China’s leaders have routinely berated Chen as a disingenuous traitor to China, bent on splitting the motherland. Beijing has said it considers unification with Taiwan a top political priority.

Soong has accused Chen of lacking a consistent China policy and of provoking Beijing, while the president has criticised the opposition as being too accommodating toward the communist giant.

But in their joint declaration, they promised that they would “not rule out the possibility of any model of relationship evolving on the basis of goodwill.” The wording clearly was chosen to include the possibility of eventual unification with China.

Chen repeated previous assurances that he would not declare independence, change the island’s current official name of “Republic of China,” nor hold any referendums on those issues during his term, which ends in May 2008.

The president’s more ardent supporters want to drop the reference to China in the island’s name – a move that would likely infuriate China.

Chen was meeting with Soong in an effort to mend fences because Soong’s party is a key partner in the opposition alliance that controls the majority in the legislature.

Soong welcomed the president’s stance, but rejected the enthusiasm that many of Chen’s supporters have for independence.

“Taiwan independence will only bring war and disaster, so it’s not a political choice,” Soong said.

The two politicians also promised to co-operate on restoring full and direct transport links with China. Taiwan temporarily ended a 56-year-old ban on direct passenger flights, so Taiwanese who work on the mainland could more easily visit home for last month’s Lunar New Year holiday.

Currently, most flights must stop at a third point, usually Hong Kong – a rule seen as time-consuming and inconvenient.

Despite their political acrimony, Taiwan and China share vital trade links. Taiwan has massive investments in China, and the island’s tourists flock to the mainland in droves.

Taiwan has expressed the hope that the recent special passenger flights could form a model for talks on permanent cargo flights.

Chen and Soong’s People First Party also differed over plans to buy weapons from the United States worth 610.8 billion New Taiwan dollars (€13.6bn), but opposition MPs – particularly the PFP – have stalled a special budget for the weapons for months.

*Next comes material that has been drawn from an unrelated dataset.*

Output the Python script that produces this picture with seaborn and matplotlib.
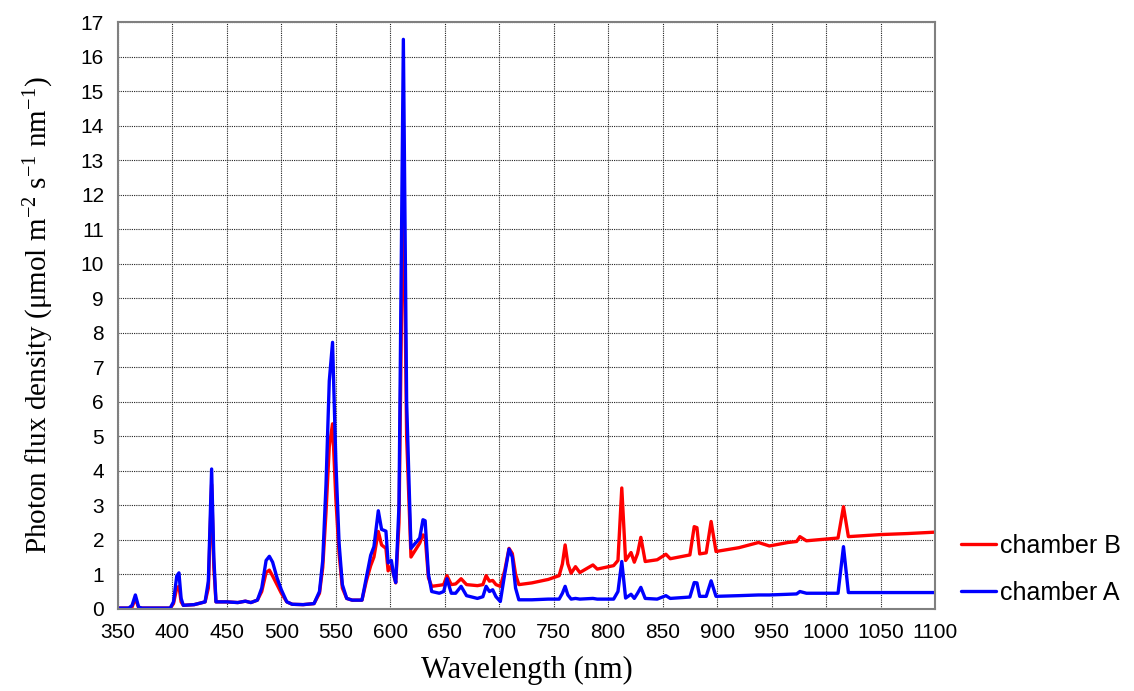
import numpy as np
import pandas as pd
import seaborn as sns
import matplotlib.pyplot as plt
from matplotlib.ticker import MultipleLocator

# =============================================================================
# Data
# =============================================================================
wavelength = [350, 360, 363, 366, 369, 372, 398, 401, 404, 406, 408, 410, 420, 430, 433,
              436, 438, 440, 450, 460, 467, 472, 478, 482, 486, 489, 492, 496, 500, 505,
              510, 520, 530, 535, 538, 541, 544, 547, 550, 553, 556, 560, 565, 574, 578,
              582, 585, 589, 592, 596, 598, 601, 603, 605, 608, 612, 615, 619, 623, 627,
              630, 632, 635, 638, 645, 649, 652, 656, 660, 665, 670, 680, 685, 688, 691,
              694, 697, 701, 705, 709, 712, 715, 718, 730, 745, 755, 758, 760.5, 763, 766,
              770, 774, 786, 790, 805, 809, 812.5, 816, 821, 824, 827, 830, 834, 845, 853,
              857, 875, 879, 881.5, 884, 890, 894.5, 899, 920, 938, 948, 965, 973, 976,
              982, 1000, 1011, 1016, 1020.5, 1050, 1075, 1100]

chamber_b = [0.02, 0.02, 0.05, 0.30, 0.03, 0.02, 0.02, 0.15, 0.60, 0.65, 0.20, 0.10, 0.12, 0.20, 0.60,
             3.60, 1.20, 0.20, 0.20, 0.18, 0.22, 0.18, 0.25, 0.50, 1.05, 1.12, 0.95, 0.70, 0.45, 0.20,
             0.13, 0.12, 0.15, 0.45, 1.20, 2.80, 4.70, 5.36, 3.20, 1.60, 0.60, 0.30, 0.25, 0.25, 0.80,
             1.25, 1.50, 2.24, 1.85, 1.75, 1.10, 1.25, 1.00, 0.75, 2.50, 13.0, 5.00, 1.50, 1.70, 1.90,
             2.14, 2.10, 0.90, 0.65, 0.68, 0.70, 0.96, 0.70, 0.72, 0.87, 0.70, 0.67, 0.70, 0.96, 0.80,
             0.82, 0.70, 0.65, 1.10, 1.75, 1.60, 1.00, 0.70, 0.75, 0.85, 0.96, 1.30, 1.85, 1.30, 1.03,
             1.22, 1.05, 1.27, 1.15, 1.25, 1.40, 3.50, 1.40, 1.63, 1.35, 1.60, 2.07, 1.37, 1.42, 1.58,
             1.45, 1.56, 2.38, 2.35, 1.59, 1.62, 2.53, 1.66, 1.77, 1.92, 1.82, 1.92, 1.95, 2.09,
             1.97, 2.02, 2.05, 2.96, 2.09, 2.15, 2.18, 2.22]

chamber_a = [0.02, 0.02, 0.10, 0.40, 0.05, 0.02, 0.02, 0.20, 0.95, 1.04, 0.30, 0.10, 0.12, 0.20, 0.80,
             4.05, 1.50, 0.20, 0.20, 0.18, 0.22, 0.18, 0.25, 0.60, 1.40, 1.52, 1.35, 0.90, 0.55, 0.20,
             0.13, 0.12, 0.15, 0.50, 1.40, 3.60, 6.60, 7.72, 4.30, 1.90, 0.70, 0.30, 0.25, 0.25, 0.90,
             1.55, 1.80, 2.84, 2.30, 2.25, 1.33, 1.40, 1.00, 0.76, 3.00, 16.5, 6.00, 1.75, 1.90, 2.05,
             2.58, 2.55, 1.00, 0.50, 0.45, 0.50, 0.87, 0.45, 0.45, 0.65, 0.38, 0.30, 0.35, 0.65, 0.50,
             0.55, 0.35, 0.21, 1.00, 1.73, 1.50, 0.60, 0.26, 0.26, 0.28, 0.28, 0.45, 0.65, 0.40, 0.28,
             0.30, 0.28, 0.30, 0.28, 0.28, 0.50, 1.37, 0.31, 0.42, 0.30, 0.45, 0.62, 0.30, 0.28, 0.38,
             0.30, 0.34, 0.76, 0.75, 0.36, 0.36, 0.81, 0.36, 0.38, 0.40, 0.40, 0.42, 0.43, 0.50,
             0.45, 0.45, 0.45, 1.80, 0.47, 0.47, 0.47, 0.47]

series_names = ['chamber B', 'chamber A']
series_colors = ['#ff0000', '#0000ff']

df = pd.concat([
    pd.DataFrame({'wavelength': wavelength, 'pfd': chamber_b, 'series': 'chamber B'}),
    pd.DataFrame({'wavelength': wavelength, 'pfd': chamber_a, 'series': 'chamber A'}),
], ignore_index=True)

# =============================================================================
# Plot
# =============================================================================
sns.set_style('white')
plt.rcParams['font.family'] = ['Liberation Sans', 'DejaVu Sans']
plt.rcParams['text.color'] = 'black'
plt.rcParams['axes.labelcolor'] = 'black'
plt.rcParams['mathtext.default'] = 'regular'

fig = plt.figure(figsize=(11.34, 6.91), dpi=100)
ax = fig.add_axes([0.104, 0.119, 0.7205, 0.849])

sns.lineplot(data=df, x='wavelength', y='pfd', hue='series', hue_order=series_names,
             palette=series_colors, linewidth=2.4, ax=ax, legend=False, sort=False)

ax.set_xlim(350, 1100)
ax.set_ylim(0, 17)
ax.xaxis.set_major_locator(MultipleLocator(50))
ax.xaxis.set_minor_locator(MultipleLocator(25))
ax.yaxis.set_major_locator(MultipleLocator(1))
ax.yaxis.set_minor_locator(MultipleLocator(0.5))

ax.grid(True, which='major', color='#222222', linestyle=(0, (1, 1)), linewidth=0.8)
ax.set_axisbelow(True)
ax.tick_params(which='both', direction='in', colors='#808080', labelcolor='black', labelsize=15)
ax.tick_params(which='major', length=0, pad=10)
ax.tick_params(which='minor', length=5)
for s in ax.spines.values():
    s.set_color('#808080')
    s.set_linewidth(1.5)

ax.set_xlabel('Wavelength (nm)', family='Liberation Serif', fontsize=22, labelpad=10)
ax.set_ylabel('Photon flux density (μmol m$^{-2}$ s$^{-1}$ nm$^{-1}$)',
              family='Liberation Serif', fontsize=21, labelpad=18)

handles = [plt.Line2D([], [], color=c, linewidth=2.4) for c in series_colors]
fig.legend(handles, series_names, loc='center left', bbox_to_anchor=(0.828, 0.176),
           frameon=False, fontsize=18, handlelength=1.4, handletextpad=0.15, labelspacing=0.9)

fig.savefig('out.png', dpi=100)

They say that buying the submarines, Patriot missiles and anti-submarine planes could spark an arms race with China that would bankrupt Taiwan.

At their meeting, Soong recognised the need for a strong defence, but indicated more negotiations were needed before his party could agree to the arms deal.

In a conciliatory move, the government has recently said it could spend less money on the arms buy.

Chen and Soong described their meeting as a new beginning after the confrontation of the past few years.

In presidential elections last March, Soong was the vice-presidential candidate on a ticket headed by Lien Chan, the leader of the Nationalist Party, the island’s largest opposition group. After Chen narrowly won the vote, the PFP took part in rowdy protests against the result.

But since the opposition alliance retained a slim majority in the December 11 legislative elections, political parties have indicated they want more dialogue and less confrontation.